Tout à coup la maîtresse de maison se frappa brusquement le front en s’adressant à l’abbé
« Ah mon Dieu ! Excusez-moi monsieur le Curé ! j’ai oublié qu’on était vendredi ! »
En ce temps-là la prescription religieuse interdisant la consommation de viande le vendredi était très respectée. Alors, pensez donc, offrir de la charcuterie, même familiale, à un prêtre et à son groupe de catéchèse ! Notre hôtesse et son mari étaient plus que désolés ! Mais notre jeune curé les rassura bien vite. L’erreur était involontaire et largement effacée par la vertu que constituait la générosité de l’accueil.

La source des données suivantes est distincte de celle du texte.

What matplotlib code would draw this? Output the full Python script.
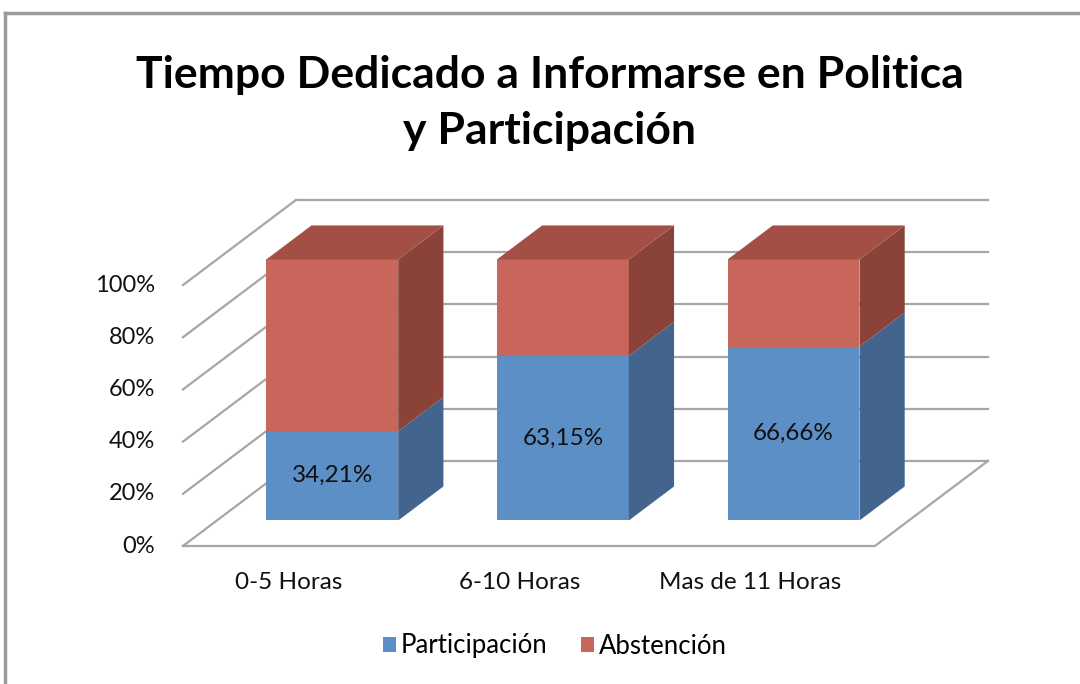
import matplotlib
matplotlib.use("Agg")
import matplotlib.pyplot as plt
from matplotlib.patches import Polygon, Patch
from matplotlib.lines import Line2D

plt.rcParams['font.family'] = ['Lato', 'DejaVu Sans']

# ---- data ----
categories = ["0-5 Horas", "6-10 Horas", "Mas de 11 Horas"]
participacion = [34.21, 63.15, 66.66]
abstencion = [65.79, 36.85, 33.34]
data_labels = ["34,21%", "63,15%", "66,66%"]
yticks = [0, 20, 40, 60, 80, 100]
ytick_labels = ["0%", "20%", "40%", "60%", "80%", "100%"]
series_names = ["Participación", "Abstención"]
title = "Tiempo Dedicado a Informarse en Politica\ny Participación"

# ---- style ----
blue_front, blue_side, blue_top = "#5B8FC6", "#43658D", "#4F7DB0"
red_front, red_side, red_top = "#C9665B", "#8A4239", "#A34F45"
grid_col = "#A6A6A6"
DX, DY = 0.49, 32.6          # depth offset (data units)
D0, D1 = 0.30, 0.70          # bar depth span
HALF_W = 0.286

fig = plt.figure(figsize=(10.8, 6.84), dpi=100)
ax = fig.add_axes([0, 0, 1, 1])
ax.set_xlim(-0.7934, 3.889)
ax.set_ylim(-52.87, 209.2)
ax.axis('off')

# walls / grid
n = len(categories)
for v in yticks:
    ax.plot([0, DX], [v, v + DY], color=grid_col, lw=1.6, zorder=1)
    ax.plot([DX, n + DX], [v + DY, v + DY], color=grid_col, lw=1.6, zorder=1)
ax.plot([0, n, n + DX], [0, 0, DY], color=grid_col, lw=1.6, zorder=1)

def box(xl, xr, y0, y1, front, side, top=None, z=2):
    ax.add_patch(Polygon([(xl + D0*DX, y0 + D0*DY), (xr + D0*DX, y0 + D0*DY),
                          (xr + D0*DX, y1 + D0*DY), (xl + D0*DX, y1 + D0*DY)],
                         closed=True, fc=front, ec='none', zorder=z))
    ax.add_patch(Polygon([(xr + D0*DX, y0 + D0*DY), (xr + D1*DX, y0 + D1*DY),
                          (xr + D1*DX, y1 + D1*DY), (xr + D0*DX, y1 + D0*DY)],
                         closed=True, fc=side, ec='none', zorder=z))
    if top is not None:
        ax.add_patch(Polygon([(xl + D0*DX, y1 + D0*DY), (xr + D0*DX, y1 + D0*DY),
                              (xr + D1*DX, y1 + D1*DY), (xl + D1*DX, y1 + D1*DY)],
                             closed=True, fc=top, ec='none', zorder=z))

for i, (p, a) in enumerate(zip(participacion, abstencion)):
    xc = i + 0.5
    xl, xr = xc - HALF_W, xc + HALF_W
    box(xl, xr, 0, p, blue_front, blue_side)
    box(xl, xr, p, p + a, red_front, red_side, red_top)
    ax.text(xc + D0*DX, p/2 + D0*DY, data_labels[i], ha='center', va='center',
            fontsize=17.5, color='#111111', zorder=5)
    ax.text(xc - 0.04, -13.8, categories[i], ha='center', va='center',
            fontsize=17.5, color='#111111')

for v, lab in zip(yticks, ytick_labels):
    ax.text(-0.12, v, lab, ha='right', va='center', fontsize=17, color='#111111')

fig.text(0.509, 1 - 103/684, title, ha='center', va='center', fontsize=32,
         fontweight='bold', linespacing=1.5, color='black')

handles = [Patch(fc=blue_front, ec='none'), Patch(fc=red_front, ec='none')]
fig.legend(handles, series_names, loc='center', bbox_to_anchor=(555/1080, 1 - 646/684),
           ncol=2, frameon=False, fontsize=18.5, handlelength=0.5, handleheight=0.55,
           handletextpad=0.2, columnspacing=1.3)

# frame
fig.add_artist(Line2D([5/1080, 1], [1 - 13/684, 1 - 13/684], transform=fig.transFigure,
                      color='#9A9A9A', lw=2.5))
fig.add_artist(Line2D([5/1080, 5/1080], [0, 1 - 13/684], transform=fig.transFigure,
                      color='#9A9A9A', lw=2.5))

fig.savefig("out.png", dpi=100)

Il n’y eut donc pas d’« orage » dans les consciences. Quant à l’orage atmosphérique, il fut sans doute de faible importance. Aucun souvenir ne m’est resté de son déroulement objectif. Nous sommes rentrés au patronage sans encombre par des chemins à peine mouillés.
Les grondements de l’orage sont donc bien présents dans mon décor Séderonnais. Parfois très bruyants et redoutés, rarement malfaisants et dévastateurs, ils étaient souvent bienvenus car porteurs d’une eau bienfaitrice.